Reproduce exactly the lines below, from the first one through the line containing "shrinkA=2, shrinkB=0), zorder=4)", and omit any pictures.

§ **Data block**:
— BEGIN —

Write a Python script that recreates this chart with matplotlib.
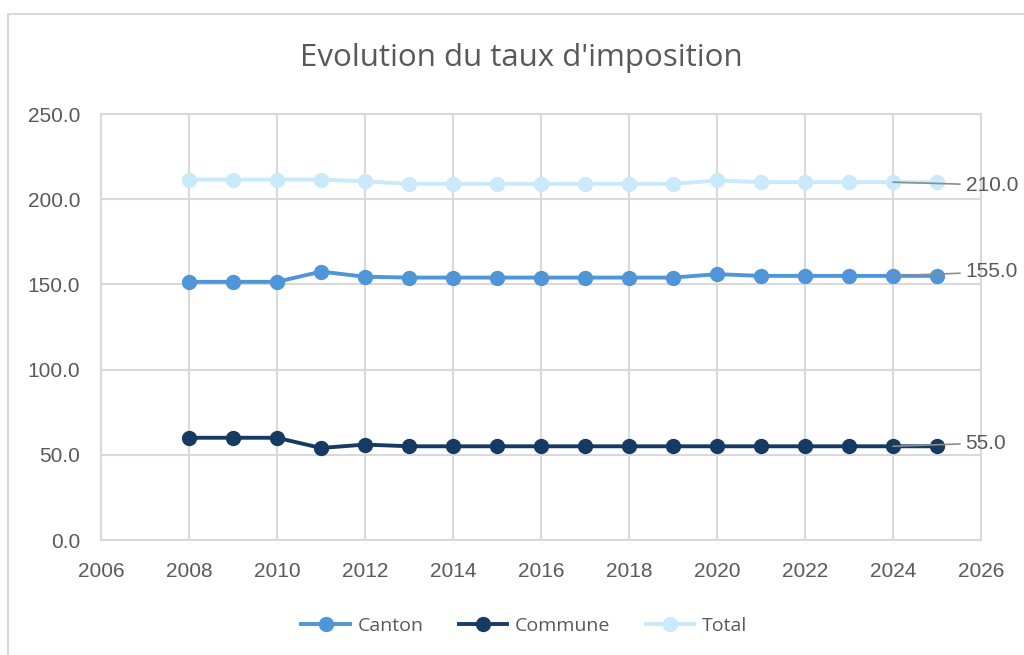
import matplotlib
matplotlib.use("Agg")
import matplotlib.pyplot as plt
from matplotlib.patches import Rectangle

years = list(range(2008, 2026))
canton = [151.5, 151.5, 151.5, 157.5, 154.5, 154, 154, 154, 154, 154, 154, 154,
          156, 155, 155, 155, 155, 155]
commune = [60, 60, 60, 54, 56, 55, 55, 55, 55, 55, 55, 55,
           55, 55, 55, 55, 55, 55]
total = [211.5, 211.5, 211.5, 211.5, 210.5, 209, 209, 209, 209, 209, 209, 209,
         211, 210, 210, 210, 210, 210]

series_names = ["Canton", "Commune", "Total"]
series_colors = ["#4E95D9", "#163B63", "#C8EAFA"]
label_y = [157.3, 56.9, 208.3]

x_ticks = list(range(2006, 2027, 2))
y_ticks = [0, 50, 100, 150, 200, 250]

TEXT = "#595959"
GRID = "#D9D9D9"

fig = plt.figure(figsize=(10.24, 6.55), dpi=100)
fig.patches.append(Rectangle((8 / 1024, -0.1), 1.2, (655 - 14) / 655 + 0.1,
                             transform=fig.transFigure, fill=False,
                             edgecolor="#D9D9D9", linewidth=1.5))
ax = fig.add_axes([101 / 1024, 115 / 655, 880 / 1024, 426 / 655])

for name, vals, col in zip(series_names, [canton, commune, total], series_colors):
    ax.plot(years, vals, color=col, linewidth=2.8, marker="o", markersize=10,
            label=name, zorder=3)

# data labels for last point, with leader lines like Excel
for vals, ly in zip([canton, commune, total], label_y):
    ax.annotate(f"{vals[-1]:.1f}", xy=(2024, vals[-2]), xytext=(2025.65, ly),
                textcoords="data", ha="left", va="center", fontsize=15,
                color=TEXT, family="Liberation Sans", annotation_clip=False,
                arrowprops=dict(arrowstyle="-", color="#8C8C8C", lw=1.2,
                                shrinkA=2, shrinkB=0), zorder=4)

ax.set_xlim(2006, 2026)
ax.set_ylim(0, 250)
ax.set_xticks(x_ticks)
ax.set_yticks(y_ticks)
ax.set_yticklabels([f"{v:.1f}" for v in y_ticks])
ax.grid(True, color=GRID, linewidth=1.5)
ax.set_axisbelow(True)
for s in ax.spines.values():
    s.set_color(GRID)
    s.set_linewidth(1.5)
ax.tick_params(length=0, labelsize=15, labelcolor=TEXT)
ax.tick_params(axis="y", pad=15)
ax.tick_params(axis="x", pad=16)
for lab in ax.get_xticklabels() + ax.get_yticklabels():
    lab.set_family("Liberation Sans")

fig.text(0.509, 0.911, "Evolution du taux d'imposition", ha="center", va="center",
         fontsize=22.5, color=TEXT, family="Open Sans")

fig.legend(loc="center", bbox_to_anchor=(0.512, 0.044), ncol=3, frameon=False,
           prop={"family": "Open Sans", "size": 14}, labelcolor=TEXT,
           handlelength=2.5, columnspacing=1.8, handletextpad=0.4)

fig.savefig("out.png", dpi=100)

— END —

§ **Correct result**:
Write a Python script that recreates this chart with matplotlib.
import matplotlib
matplotlib.use("Agg")
import matplotlib.pyplot as plt
from matplotlib.patches import Rectangle

years = list(range(2008, 2026))
canton = [151.5, 151.5, 151.5, 157.5, 154.5, 154, 154, 154, 154, 154, 154, 154,
          156, 155, 155, 155, 155, 155]
commune = [60, 60, 60, 54, 56, 55, 55, 55, 55, 55, 55, 55,
           55, 55, 55, 55, 55, 55]
total = [211.5, 211.5, 211.5, 211.5, 210.5, 209, 209, 209, 209, 209, 209, 209,
         211, 210, 210, 210, 210, 210]

series_names = ["Canton", "Commune", "Total"]
series_colors = ["#4E95D9", "#163B63", "#C8EAFA"]
label_y = [157.3, 56.9, 208.3]

x_ticks = list(range(2006, 2027, 2))
y_ticks = [0, 50, 100, 150, 200, 250]

TEXT = "#595959"
GRID = "#D9D9D9"

fig = plt.figure(figsize=(10.24, 6.55), dpi=100)
fig.patches.append(Rectangle((8 / 1024, -0.1), 1.2, (655 - 14) / 655 + 0.1,
                             transform=fig.transFigure, fill=False,
                             edgecolor="#D9D9D9", linewidth=1.5))
ax = fig.add_axes([101 / 1024, 115 / 655, 880 / 1024, 426 / 655])

for name, vals, col in zip(series_names, [canton, commune, total], series_colors):
    ax.plot(years, vals, color=col, linewidth=2.8, marker="o", markersize=10,
            label=name, zorder=3)

# data labels for last point, with leader lines like Excel
for vals, ly in zip([canton, commune, total], label_y):
    ax.annotate(f"{vals[-1]:.1f}", xy=(2024, vals[-2]), xytext=(2025.65, ly),
                textcoords="data", ha="left", va="center", fontsize=15,
                color=TEXT, family="Liberation Sans", annotation_clip=False,
                arrowprops=dict(arrowstyle="-", color="#8C8C8C", lw=1.2,
                                shrinkA=2, shrinkB=0), zorder=4)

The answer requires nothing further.